Rate limiting phishing attacks is certainly a useful security feature, but it does nothing to protect against targeted attacks.

Apple has had so many zero-click exploits in iMessage, yet they insist that you have to use Lockdown mode to do anything about it, and then proceed to bundle Lockdown mode with lots of potentially unwanted behavior.

I don't think there's any way to claim that Apple is just doing whats in the customer's best security interest.

Me deciding to ride the subway to work for free is a user's choice, but that doesn't mean it's right. Using infrastructure for free because I feel like it is certainly my choice but I can't justify anger when someone makes me pay to use it since I should have paid in the first place. Currently Apple doesn't run iMessage as an open standard so it runs in "authorized riders only" mode.

>I don't think there's any way to claim that Apple is just doing whats in the customer's best security interest.

This isn't what I claimed. I claimed Apple treated unauthorized 3rd party access to their infrastructure as a security risk and worked to shore up that risk. As you pointed out, there have been plenty of zero-click exploits in iMessage. Limiting the devices sending iMessages increases security. I believe Apple doesn't allow iOS VMs in general for the same reason.

If apple is forced to shut down iMessage being the exclusive option and have some pure SMS application they might see a sudden noticeable drop in market share.

Nvidia has a very similar green man bad syndrome going on too. As the amount of time a HN discussion on Nvidia increases, the probability of mentioning that Linus said “fuck you nvidia” approaches 1, even though it’s irrelevant to a topic, or that he's a mercurial asshole who's said a whole lot of things.

The casual fanboyism disrupts all discourse on these topics because there’s a large minority of users who have adopted what PG describes as “hater-ism” and allowed it to dominate their thinking on a topic. Negative parasocial attachment is the same process as positive parasocial attachment and just as problematic, but largely never called out.

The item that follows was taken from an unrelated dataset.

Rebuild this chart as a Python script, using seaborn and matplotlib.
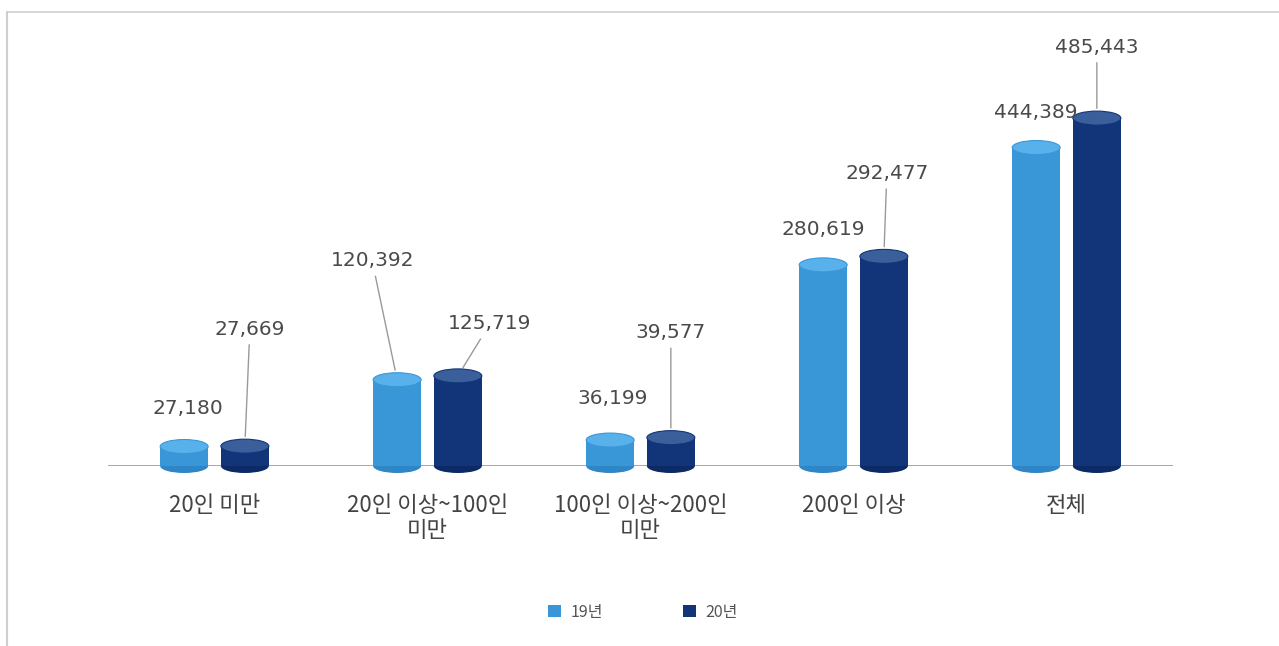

http://www.paulgraham.com/fh.html

In short: lotta fanboys on these topics who don't even realize they're fanboys/adopting fanboy frames, because they don't realize that anti-fanboys are still parasocially attached too. And we've casually accepted the low level of discourse on these topics, and it pollutes the whole discussion of a lot of interesting topics because of who's doing them.

"Okay well, now that we're launching an alternative to SMS, how will we distinguish iMessage messages from regular SMS messages?"

"Hm, well, SMS messages are green, so what if we picked another color?"

"Yeah okay, blue? ¯\_(ツ)_/¯"

"Sounds good, mock it up and send it to the engineers"

edit: The reason for picking green originally was probably because all the "communication"-related apps had a green color scheme, including Messages. This persists today — the app icons for Phone, Messages, and FaceTime are all green.